First off, rasshai らっしゃい is an abbreviation of irasshai いらっしゃい, which comes from the verb irassharu いらっしゃる, which means "to come," exactly the same meaning as the verb kuru 来る.

The difference between irassharu and kuru is that irassharu is used to be polite when talking about other peoples' actions. Meanwhile, kimasu, the polite form of kuru, is used when talking politely about your own actions.

Irasshaimase いらっしゃいませ

To make matters more complicated, the irasshai we're talking about is an abbreviation too. It abbreviates irasshaimase いらっしゃいませ, which is the imperative form, that is, you're telling someone "to come."

So, to recap, all of these are these same:
  • rasshai らっしゃい
  • rasshaimase らっしゃいませ
  • irasshai いっらっしゃい
  • irrasshaimase いらっしゃいませ

That's right, all different ways of telling someone "come here."

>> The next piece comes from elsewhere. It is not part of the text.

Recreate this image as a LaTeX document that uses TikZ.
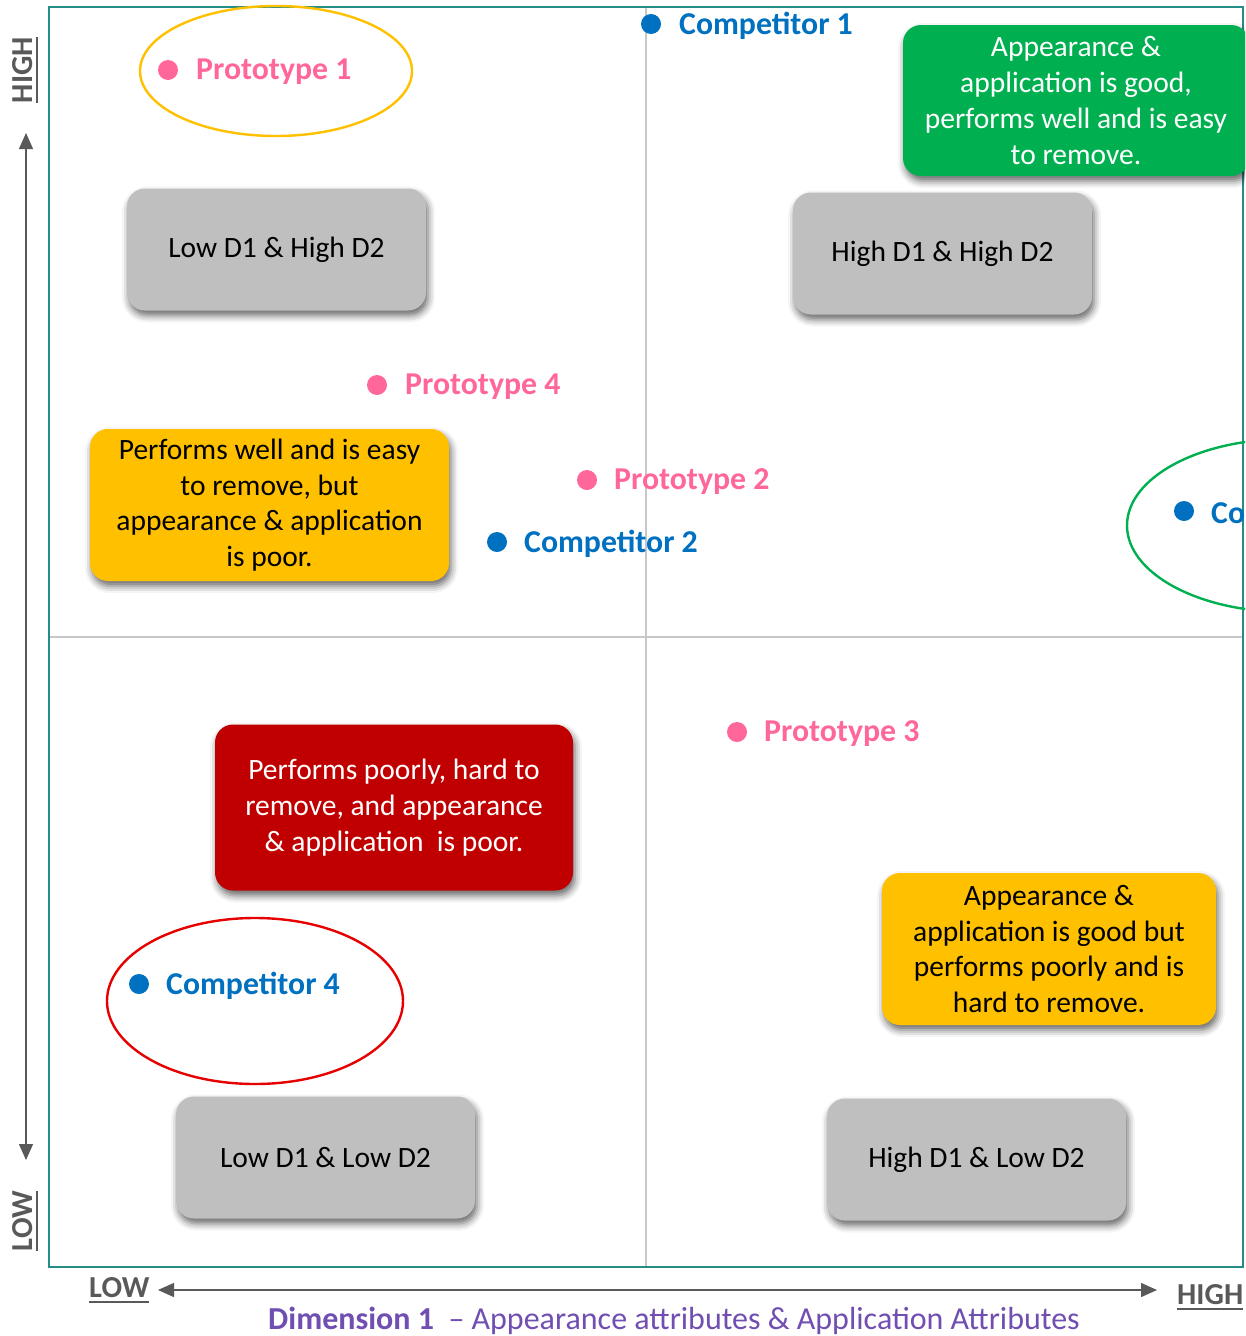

Itteirasshaimase 行っていらっしゃいませ

After all this we can conclude that itterasshai 行ってらっしゃい is an ultra shortened form of itteirasshaimase 行ってらっしゃいませ.

This happens because the more polite a phrase is in Japanese the longer it is. However, despite all this irasshaimase いらっしゃいませ stuff being pretty polite, it somehow ended up being a common expression used in everyday life. So the word got a little butchered because nobody likes saying big words.

Anyway, as you might have noticed, ittekimasu is just a polite way of saying "I'll come and go" while itterasshai is also just a polite way of telling someone else to "come and go." That is, it's like if I said "I'll go" and you say "go." That's just it.